# Craftsman Router Recreator



## Mesquite Woodworker (Dec 22, 2006)

Was recently given a router recreator without any manuals or instructions.
Would appreciate any information or help that is out there.


----------



## bobj3 (Jan 17, 2006)

Use the link below for the Manual/User guide

http://www.nacresky.com/lad/projects/ww/recreator-manual.pdf

http://www.routerforums.com/jigs-fixtures/3563-hard-find.html?highlight=Craftsman+Router+Recreator

Merry Christmas
Bj


----------



## Dr.Zook (Sep 10, 2004)

Welcome to the routerforums uniquewoodthings. From your name, do you make unique wood things? If so, what? Maybe post some pics of your unique things. Anyway welcome.


----------



## dragonwraith (Jan 15, 2009)

Email me if you don't have it yet. I have one.


----------



## Joefix (Jan 24, 2010)

*Router Recreator*

Contrary to previous posts, you can get manuals for older tools from sears.
The manual for the Router Recreator can still be purchased from Sears (Part number 76005) or you can download it free.
Since I still cannot post URLs go to managemyhome at the usual dot com prefix and click on manuals. Then you can enter the part number and/or model number of the Recreator.


----------



## azcusnret (Jun 7, 2009)

Thanks for the offer......have already sold the item.


----------



## Doctor Atomo (Feb 23, 2012)

*New link for Router Recreator Manual*



bobj3 said:


> Use the link below for the Manual/User guide
> 
> http://www.nacresky.com/lad/projects/ww/recreator-manual.pdf
> 
> ...


That link for the manual is broken, I found a copy here;

http://www.managemylife.com/mmh/lis_pdf/OWNM/L0710170.pdf

Thanks for posting the pics bobj3. Could you post some more of some of the projects you have used it for? I looked a bit through the forum and haven't yet found any. 
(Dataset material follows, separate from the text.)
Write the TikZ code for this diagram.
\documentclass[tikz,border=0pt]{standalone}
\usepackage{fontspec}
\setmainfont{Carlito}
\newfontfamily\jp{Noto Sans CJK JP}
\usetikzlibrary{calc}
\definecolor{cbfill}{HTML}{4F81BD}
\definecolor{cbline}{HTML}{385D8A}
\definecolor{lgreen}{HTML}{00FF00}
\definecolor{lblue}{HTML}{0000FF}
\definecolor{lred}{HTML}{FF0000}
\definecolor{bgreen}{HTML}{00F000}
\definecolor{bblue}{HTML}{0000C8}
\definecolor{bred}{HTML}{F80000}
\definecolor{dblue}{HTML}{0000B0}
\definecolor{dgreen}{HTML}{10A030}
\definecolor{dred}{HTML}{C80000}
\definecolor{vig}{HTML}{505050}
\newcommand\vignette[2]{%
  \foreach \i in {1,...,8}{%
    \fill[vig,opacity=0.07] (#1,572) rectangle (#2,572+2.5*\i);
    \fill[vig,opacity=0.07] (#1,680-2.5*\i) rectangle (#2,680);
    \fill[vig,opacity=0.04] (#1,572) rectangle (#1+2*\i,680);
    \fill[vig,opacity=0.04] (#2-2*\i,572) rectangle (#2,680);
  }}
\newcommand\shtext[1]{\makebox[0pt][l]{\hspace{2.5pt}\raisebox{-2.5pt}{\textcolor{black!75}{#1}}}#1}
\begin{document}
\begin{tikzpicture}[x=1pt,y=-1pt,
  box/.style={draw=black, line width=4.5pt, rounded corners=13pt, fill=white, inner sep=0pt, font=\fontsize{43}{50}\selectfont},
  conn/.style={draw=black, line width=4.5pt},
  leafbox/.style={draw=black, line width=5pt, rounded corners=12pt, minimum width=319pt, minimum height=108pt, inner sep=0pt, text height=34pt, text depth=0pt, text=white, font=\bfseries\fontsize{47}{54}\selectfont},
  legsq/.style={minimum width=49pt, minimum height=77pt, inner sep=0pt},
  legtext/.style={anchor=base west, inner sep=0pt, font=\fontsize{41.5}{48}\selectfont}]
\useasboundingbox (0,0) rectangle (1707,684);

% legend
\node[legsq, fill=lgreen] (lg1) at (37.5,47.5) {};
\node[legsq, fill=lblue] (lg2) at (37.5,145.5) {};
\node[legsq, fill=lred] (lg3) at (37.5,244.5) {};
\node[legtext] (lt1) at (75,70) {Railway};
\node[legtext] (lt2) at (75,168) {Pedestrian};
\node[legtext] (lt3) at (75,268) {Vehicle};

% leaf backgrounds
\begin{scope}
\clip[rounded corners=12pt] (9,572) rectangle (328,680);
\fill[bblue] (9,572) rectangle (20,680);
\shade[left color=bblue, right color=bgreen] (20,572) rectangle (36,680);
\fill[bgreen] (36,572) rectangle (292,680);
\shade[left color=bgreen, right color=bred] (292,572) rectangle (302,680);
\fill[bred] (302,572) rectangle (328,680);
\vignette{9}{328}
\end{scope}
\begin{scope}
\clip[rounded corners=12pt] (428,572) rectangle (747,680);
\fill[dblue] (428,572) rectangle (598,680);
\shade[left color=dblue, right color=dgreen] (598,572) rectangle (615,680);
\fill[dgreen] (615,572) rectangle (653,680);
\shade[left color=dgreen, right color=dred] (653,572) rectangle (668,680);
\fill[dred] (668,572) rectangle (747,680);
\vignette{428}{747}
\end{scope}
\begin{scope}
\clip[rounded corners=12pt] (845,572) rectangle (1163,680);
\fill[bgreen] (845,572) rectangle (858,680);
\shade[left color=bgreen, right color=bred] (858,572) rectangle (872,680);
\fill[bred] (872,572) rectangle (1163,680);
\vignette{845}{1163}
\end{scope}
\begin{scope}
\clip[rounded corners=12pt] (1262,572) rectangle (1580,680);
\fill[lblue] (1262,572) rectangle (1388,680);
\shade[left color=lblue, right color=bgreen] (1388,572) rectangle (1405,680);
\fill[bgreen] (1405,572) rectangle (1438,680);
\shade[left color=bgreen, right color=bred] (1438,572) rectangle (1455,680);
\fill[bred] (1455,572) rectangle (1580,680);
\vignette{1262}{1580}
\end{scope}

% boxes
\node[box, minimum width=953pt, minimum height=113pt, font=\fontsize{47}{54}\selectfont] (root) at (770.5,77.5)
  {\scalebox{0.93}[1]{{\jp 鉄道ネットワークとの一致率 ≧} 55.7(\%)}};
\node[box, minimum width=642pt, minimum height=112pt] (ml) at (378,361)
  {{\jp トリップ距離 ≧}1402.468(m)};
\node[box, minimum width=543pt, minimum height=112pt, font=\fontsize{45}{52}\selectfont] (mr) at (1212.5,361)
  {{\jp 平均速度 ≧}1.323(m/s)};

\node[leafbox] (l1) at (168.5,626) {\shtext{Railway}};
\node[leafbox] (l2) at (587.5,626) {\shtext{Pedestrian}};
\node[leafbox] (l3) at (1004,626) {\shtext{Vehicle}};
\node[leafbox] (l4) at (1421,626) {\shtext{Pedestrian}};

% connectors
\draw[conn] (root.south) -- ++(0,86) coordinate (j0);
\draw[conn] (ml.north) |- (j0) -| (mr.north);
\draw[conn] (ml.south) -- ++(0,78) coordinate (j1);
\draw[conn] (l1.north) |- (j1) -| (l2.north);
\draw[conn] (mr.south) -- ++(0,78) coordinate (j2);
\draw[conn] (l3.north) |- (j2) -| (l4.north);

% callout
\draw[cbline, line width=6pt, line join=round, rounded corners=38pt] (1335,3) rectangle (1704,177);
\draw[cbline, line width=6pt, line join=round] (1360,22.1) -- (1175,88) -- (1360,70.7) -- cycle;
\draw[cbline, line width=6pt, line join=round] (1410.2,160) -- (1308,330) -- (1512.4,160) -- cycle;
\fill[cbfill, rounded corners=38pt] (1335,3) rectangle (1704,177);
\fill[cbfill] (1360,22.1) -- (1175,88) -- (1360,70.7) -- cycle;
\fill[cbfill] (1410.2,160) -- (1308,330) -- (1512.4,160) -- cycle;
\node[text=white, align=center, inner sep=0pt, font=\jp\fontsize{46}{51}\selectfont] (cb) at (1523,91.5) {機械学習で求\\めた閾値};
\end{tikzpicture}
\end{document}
I have this machine and would love to get some ideas of what it would be useful for, especially if it could replace a panto router. 

I would love to be able to make;

Milk crate inspired wooden boxes

but getting all the mortises accurately lined up is putting me off...


----------



## bobj3 (Jan 17, 2006)

Hi Jubilee

Thanks for the PDF file, I have tried to upload the one I have but it was always to big for the forum, but I have added the file you posted the manual files..
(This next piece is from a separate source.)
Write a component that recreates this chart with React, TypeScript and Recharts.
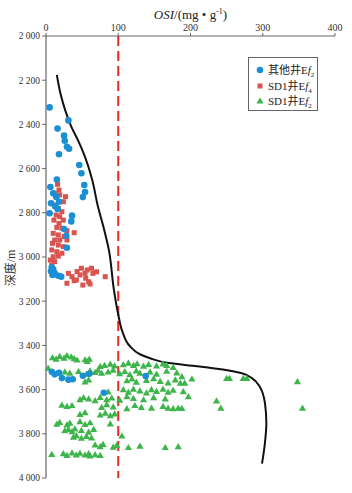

I will did around a bit and see if I can find some files to upload.

But I will say I don't think the Recreator is the tool for the job for the Milk crate boxes..


==


Doctor Atomo said:


> That link for the manual is broken, I found a copy here;
> 
> http://www.managemylife.com/mmh/lis_pdf/OWNM/L0710170.pdf
> 
> ...


----------



## Doctor Atomo (Feb 23, 2012)

*Maybe a template...?*



bobj3 said:


> Hi Jubilee
> 
> Thanks for the PDF file, I have tried to upload the one I have but it was always to big for the forum, but I have added the file you posted the manual files..
> 
> ...


Yeah, didn't really see the recreator working for that. That's why I was hoping for some project examples.

As for the milk crate, I guess a template, with all five mortises, carefully centered should work. Make it as accurately as possible and mirror it top to bottom to account for small errors...


----------



## bobj3 (Jan 17, 2006)

Hi

I did find one picture on the HD I didn't take many pictures of the projects I made with it...
It's more of a copy cat machine but it can be use free also.

But the milk crates you want make and the web page you posted is of a guy that used 5 machine (plus fixtures) he made to make them ,he is very sharp ..

I for one would not put in the five mortises in place I would just put in a long slot and put in some spaces to fill the gaps..


==








Doctor Atomo said:


> Yeah, didn't really see the recreator working for that. That's why I was hoping for some project examples.
> 
> As for the milk crate, I guess a template, with all five mortises, carefully centered should work. Make it as accurately as possible and mirror it top to bottom to account for small errors...


----------



## Doctor Atomo (Feb 23, 2012)

*Woodgears.ca*



bobj3 said:


> Hi
> 
> I did find one picture on the HD I didn't take many pictures of the projects I made with it...
> It's more of a copy cat machine but it can be use free also.
> ...


Yeah, I found Matthias Wandel's site when I was planning some modular "milk crate" like book storage cases a couple of years ago. He is my hero... baby steps!

Yes, long slots would be a lot simpler...


----------